Sean Kelly wrote:
== Quote from BCS (a...@pathlink.com)'s article
Reply to Walter,
Sean Kelly wrote:

Some professors seem to think that lecturing about material that
isn't presented anywhere else will force students to attend class.
But in my experience it also creates a class that takes notes
furiously rather than engaging the material and asking questions.
Overall, I think it's a counterproductive strategy.

In my experience, the lack of a textbook for the material was mostly
the result of the professor generating his own material and thinking
the existing textbooks were all inadequate.
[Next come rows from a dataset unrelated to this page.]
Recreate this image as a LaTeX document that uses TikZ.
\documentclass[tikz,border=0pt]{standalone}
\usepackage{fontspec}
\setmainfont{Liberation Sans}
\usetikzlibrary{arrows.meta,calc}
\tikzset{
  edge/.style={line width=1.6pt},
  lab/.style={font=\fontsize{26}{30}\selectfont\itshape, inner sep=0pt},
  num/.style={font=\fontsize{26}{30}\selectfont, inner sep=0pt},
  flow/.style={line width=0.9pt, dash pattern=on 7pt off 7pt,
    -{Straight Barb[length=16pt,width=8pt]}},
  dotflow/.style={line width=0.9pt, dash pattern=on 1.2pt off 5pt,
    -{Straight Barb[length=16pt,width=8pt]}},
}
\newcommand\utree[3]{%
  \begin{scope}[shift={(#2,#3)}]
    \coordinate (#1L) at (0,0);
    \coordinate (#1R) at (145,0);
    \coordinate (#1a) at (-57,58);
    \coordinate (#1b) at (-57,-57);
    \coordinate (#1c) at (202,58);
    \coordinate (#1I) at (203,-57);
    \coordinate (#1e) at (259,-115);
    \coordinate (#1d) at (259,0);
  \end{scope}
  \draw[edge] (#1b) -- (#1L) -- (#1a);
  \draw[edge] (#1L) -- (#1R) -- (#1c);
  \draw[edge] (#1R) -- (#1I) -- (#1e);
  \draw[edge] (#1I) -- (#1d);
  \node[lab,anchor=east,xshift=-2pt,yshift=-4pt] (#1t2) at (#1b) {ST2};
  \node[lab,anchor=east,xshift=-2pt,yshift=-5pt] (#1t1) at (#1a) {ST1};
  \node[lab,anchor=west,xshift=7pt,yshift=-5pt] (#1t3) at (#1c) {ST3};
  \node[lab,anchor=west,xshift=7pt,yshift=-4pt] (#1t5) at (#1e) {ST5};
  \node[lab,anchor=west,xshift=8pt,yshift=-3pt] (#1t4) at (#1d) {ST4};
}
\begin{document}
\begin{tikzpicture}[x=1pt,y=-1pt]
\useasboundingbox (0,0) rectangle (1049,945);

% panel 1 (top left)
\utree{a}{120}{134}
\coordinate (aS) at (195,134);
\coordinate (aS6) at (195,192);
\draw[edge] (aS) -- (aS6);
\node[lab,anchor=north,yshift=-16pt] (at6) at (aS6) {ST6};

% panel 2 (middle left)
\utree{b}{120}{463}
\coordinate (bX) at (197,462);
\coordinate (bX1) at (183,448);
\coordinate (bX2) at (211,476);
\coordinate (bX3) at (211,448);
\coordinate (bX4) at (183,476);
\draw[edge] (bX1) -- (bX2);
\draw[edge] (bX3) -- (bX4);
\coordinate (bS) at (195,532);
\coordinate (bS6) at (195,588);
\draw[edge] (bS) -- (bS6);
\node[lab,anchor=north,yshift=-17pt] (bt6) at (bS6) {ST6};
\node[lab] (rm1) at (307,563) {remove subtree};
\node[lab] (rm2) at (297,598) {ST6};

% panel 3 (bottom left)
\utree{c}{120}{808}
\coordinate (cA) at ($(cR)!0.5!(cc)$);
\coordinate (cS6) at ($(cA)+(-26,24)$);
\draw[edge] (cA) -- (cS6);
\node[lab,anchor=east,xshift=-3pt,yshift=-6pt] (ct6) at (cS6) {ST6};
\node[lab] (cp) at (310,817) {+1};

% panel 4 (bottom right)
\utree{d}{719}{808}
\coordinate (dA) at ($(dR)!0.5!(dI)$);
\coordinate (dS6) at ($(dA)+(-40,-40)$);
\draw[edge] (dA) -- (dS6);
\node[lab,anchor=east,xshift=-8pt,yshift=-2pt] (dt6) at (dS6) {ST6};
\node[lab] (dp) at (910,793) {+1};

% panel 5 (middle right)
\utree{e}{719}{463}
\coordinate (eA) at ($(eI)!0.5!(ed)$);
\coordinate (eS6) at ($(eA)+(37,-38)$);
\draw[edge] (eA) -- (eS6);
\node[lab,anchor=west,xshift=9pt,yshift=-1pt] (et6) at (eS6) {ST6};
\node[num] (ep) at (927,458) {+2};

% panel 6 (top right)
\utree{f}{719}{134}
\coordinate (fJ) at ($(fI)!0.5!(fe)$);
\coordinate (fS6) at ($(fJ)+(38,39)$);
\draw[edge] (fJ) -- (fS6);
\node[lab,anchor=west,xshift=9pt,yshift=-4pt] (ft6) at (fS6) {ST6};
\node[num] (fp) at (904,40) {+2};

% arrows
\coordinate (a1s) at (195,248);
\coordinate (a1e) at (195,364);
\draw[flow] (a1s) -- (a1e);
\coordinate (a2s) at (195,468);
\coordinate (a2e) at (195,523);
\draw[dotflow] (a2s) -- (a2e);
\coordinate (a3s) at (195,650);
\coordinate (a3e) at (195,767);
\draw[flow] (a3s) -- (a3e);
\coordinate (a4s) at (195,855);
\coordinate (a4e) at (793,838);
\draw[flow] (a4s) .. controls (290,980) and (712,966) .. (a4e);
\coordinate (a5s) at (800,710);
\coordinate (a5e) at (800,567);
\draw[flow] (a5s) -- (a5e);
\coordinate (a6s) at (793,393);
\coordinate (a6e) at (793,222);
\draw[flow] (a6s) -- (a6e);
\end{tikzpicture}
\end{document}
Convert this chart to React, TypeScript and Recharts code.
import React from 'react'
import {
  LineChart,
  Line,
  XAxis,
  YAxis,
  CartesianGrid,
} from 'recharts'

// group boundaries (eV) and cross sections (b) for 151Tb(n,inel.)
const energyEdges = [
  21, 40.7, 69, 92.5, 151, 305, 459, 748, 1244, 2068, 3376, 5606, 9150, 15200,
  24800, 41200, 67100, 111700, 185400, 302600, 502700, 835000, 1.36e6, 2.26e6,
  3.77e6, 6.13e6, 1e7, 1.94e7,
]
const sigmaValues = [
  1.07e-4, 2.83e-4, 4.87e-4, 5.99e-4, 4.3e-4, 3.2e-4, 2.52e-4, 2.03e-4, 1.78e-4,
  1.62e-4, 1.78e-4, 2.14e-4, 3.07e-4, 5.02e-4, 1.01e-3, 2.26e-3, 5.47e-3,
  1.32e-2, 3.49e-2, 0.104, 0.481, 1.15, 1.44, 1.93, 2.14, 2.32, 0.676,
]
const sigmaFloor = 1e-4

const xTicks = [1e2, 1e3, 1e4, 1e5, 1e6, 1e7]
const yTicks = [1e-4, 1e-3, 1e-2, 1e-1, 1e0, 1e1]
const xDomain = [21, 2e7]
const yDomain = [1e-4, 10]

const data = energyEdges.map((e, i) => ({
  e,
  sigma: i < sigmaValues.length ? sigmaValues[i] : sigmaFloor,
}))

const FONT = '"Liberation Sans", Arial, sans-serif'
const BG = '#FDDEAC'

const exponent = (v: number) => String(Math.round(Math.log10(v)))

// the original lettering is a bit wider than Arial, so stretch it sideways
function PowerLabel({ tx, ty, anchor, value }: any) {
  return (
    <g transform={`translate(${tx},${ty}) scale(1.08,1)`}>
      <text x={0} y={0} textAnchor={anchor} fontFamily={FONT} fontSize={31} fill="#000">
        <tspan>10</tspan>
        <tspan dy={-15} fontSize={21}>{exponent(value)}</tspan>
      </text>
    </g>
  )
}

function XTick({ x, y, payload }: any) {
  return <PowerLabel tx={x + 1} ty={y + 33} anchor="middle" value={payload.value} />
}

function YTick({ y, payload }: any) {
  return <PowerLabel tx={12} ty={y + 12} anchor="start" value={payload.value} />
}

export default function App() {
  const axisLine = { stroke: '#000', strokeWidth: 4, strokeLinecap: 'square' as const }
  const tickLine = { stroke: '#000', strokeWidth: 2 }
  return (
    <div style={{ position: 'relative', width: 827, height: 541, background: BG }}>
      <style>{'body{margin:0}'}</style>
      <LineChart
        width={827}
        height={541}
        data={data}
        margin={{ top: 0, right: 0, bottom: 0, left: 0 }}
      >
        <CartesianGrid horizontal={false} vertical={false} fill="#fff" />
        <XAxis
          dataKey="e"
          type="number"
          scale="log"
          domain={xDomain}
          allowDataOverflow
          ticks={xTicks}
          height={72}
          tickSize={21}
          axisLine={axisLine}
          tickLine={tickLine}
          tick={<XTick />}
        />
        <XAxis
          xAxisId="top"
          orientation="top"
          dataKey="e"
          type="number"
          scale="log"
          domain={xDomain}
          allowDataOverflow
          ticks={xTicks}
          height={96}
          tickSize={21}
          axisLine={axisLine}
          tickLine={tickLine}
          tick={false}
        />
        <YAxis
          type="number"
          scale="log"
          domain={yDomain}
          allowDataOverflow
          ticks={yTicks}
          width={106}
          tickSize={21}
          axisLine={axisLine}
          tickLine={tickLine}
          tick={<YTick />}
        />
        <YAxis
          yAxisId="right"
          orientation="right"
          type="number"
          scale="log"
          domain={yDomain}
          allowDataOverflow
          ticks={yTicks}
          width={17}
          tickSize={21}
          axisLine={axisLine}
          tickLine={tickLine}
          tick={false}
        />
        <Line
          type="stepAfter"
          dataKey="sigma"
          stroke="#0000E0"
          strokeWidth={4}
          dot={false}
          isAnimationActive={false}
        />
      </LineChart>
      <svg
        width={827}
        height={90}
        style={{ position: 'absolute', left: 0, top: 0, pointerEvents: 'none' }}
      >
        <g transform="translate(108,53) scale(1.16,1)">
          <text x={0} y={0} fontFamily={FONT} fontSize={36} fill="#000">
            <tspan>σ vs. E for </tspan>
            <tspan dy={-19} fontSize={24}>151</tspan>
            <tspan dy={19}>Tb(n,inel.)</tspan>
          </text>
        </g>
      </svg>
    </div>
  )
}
The next step (down) from that is the class where the professor wrote the
text book. That's a bad thing because if you don't understand the lecture,
the book won't help

My Physics courses were like this, and it was incredibly frustrating.  I think
it was probably the reason that Physics at my Uni was reputed to be so
difficult.

My College Physics teacher wrote our book. I never found it good. But then, he was a bodybuilder. Once he had connected a heavy iron core coil in series with a lamp and a battery. And he had an iron anchor, which he removed from the coil. The lamp blew, and he said "gee, what a coincidence". I remarked dryly, "that's what you get for removing the anchor". From that day on, he hated me. Later in a big exam, he came to my desk and said "well, einstein, just see to it that you get full points". Thaks a lot.